EXERCISE DESCRIPTION
Take the lines of the data below from the very first through the line containing "fig.patch.set_facecolor('white')" and output them exactly, pictures excluded.

EXCERPTED RECORDS

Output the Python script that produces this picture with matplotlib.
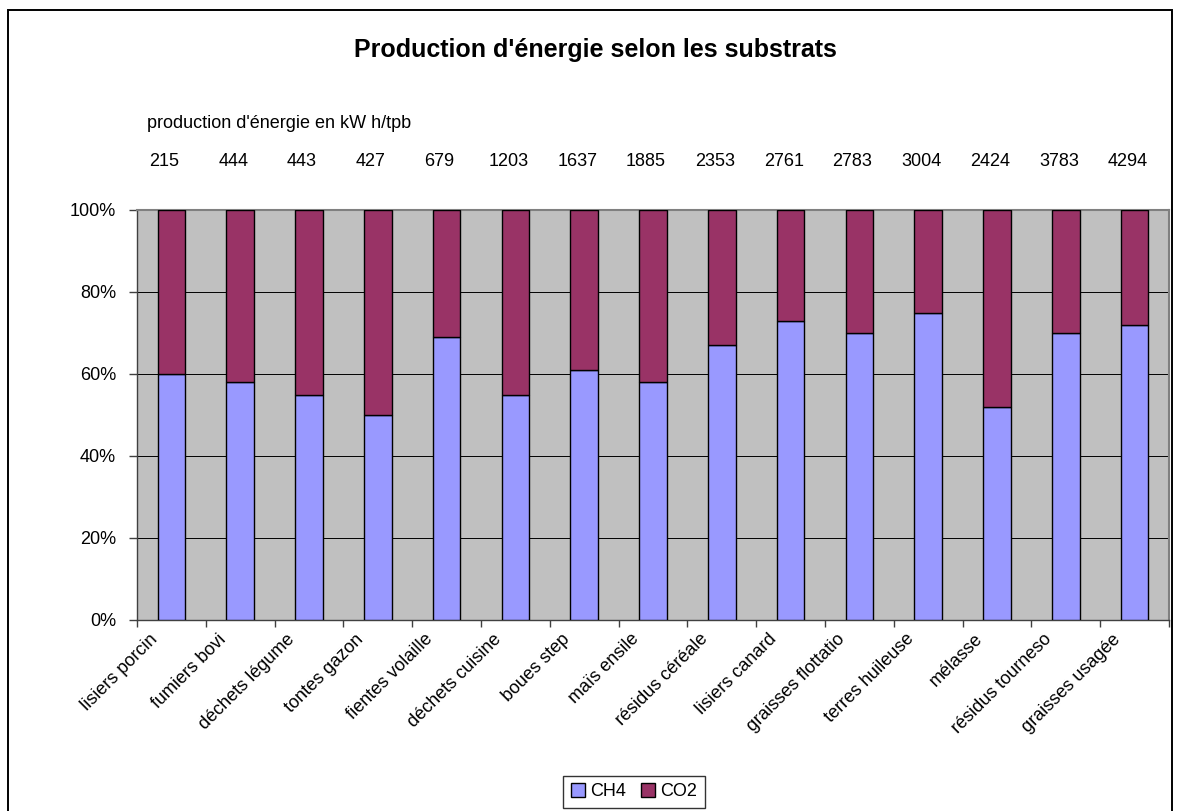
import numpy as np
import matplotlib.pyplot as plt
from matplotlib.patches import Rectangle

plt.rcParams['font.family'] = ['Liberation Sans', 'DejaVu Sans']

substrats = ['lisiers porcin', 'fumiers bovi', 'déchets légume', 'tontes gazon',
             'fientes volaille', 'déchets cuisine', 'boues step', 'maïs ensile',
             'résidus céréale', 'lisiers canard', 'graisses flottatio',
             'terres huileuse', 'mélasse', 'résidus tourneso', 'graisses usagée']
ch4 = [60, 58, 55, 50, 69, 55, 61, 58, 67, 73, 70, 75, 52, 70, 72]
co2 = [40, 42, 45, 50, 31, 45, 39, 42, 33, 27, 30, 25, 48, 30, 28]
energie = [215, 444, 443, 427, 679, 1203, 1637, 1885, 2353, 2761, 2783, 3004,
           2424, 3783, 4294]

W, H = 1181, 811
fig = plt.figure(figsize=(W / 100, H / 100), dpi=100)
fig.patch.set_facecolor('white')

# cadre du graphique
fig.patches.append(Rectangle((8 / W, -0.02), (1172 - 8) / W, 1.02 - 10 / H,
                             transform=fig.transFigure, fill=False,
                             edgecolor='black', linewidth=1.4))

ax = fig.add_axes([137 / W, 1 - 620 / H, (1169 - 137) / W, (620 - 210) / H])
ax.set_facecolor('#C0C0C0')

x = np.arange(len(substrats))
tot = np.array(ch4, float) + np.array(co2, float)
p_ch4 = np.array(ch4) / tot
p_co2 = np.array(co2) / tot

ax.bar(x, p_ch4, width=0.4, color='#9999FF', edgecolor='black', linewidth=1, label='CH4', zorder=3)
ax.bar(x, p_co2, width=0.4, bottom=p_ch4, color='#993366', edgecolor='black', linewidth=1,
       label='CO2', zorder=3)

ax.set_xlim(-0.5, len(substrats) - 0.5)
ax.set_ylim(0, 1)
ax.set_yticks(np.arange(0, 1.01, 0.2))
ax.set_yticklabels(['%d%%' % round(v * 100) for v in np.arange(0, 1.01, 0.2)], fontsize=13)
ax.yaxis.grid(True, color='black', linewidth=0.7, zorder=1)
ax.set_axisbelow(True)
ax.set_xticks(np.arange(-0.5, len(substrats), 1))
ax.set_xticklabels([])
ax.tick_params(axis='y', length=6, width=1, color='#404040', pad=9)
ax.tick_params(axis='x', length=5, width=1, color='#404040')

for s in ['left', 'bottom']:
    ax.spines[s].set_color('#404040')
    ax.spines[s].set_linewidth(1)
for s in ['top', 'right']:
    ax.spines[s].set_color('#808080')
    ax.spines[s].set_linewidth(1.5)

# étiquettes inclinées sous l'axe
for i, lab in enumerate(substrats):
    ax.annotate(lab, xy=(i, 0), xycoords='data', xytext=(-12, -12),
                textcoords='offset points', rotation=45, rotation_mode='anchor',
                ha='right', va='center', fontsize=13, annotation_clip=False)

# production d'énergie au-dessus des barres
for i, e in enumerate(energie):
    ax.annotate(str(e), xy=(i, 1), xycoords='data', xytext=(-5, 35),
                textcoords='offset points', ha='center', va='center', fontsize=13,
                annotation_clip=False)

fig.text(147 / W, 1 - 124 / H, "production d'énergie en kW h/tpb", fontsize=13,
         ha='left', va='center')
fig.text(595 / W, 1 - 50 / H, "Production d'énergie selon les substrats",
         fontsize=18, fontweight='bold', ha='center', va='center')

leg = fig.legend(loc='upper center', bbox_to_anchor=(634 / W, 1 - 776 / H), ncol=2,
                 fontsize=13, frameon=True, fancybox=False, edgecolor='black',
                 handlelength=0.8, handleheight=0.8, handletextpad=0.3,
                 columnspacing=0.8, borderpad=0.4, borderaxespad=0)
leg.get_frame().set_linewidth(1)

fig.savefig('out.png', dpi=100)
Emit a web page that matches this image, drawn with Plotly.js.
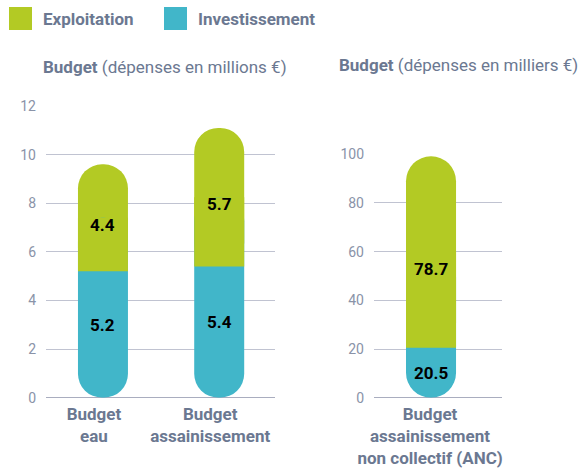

RESULT OF THIS TASK
Output the Python script that produces this picture with matplotlib.
import numpy as np
import matplotlib.pyplot as plt
from matplotlib.patches import Rectangle

plt.rcParams['font.family'] = ['Liberation Sans', 'DejaVu Sans']

substrats = ['lisiers porcin', 'fumiers bovi', 'déchets légume', 'tontes gazon',
             'fientes volaille', 'déchets cuisine', 'boues step', 'maïs ensile',
             'résidus céréale', 'lisiers canard', 'graisses flottatio',
             'terres huileuse', 'mélasse', 'résidus tourneso', 'graisses usagée']
ch4 = [60, 58, 55, 50, 69, 55, 61, 58, 67, 73, 70, 75, 52, 70, 72]
co2 = [40, 42, 45, 50, 31, 45, 39, 42, 33, 27, 30, 25, 48, 30, 28]
energie = [215, 444, 443, 427, 679, 1203, 1637, 1885, 2353, 2761, 2783, 3004,
           2424, 3783, 4294]

W, H = 1181, 811
fig = plt.figure(figsize=(W / 100, H / 100), dpi=100)
fig.patch.set_facecolor('white')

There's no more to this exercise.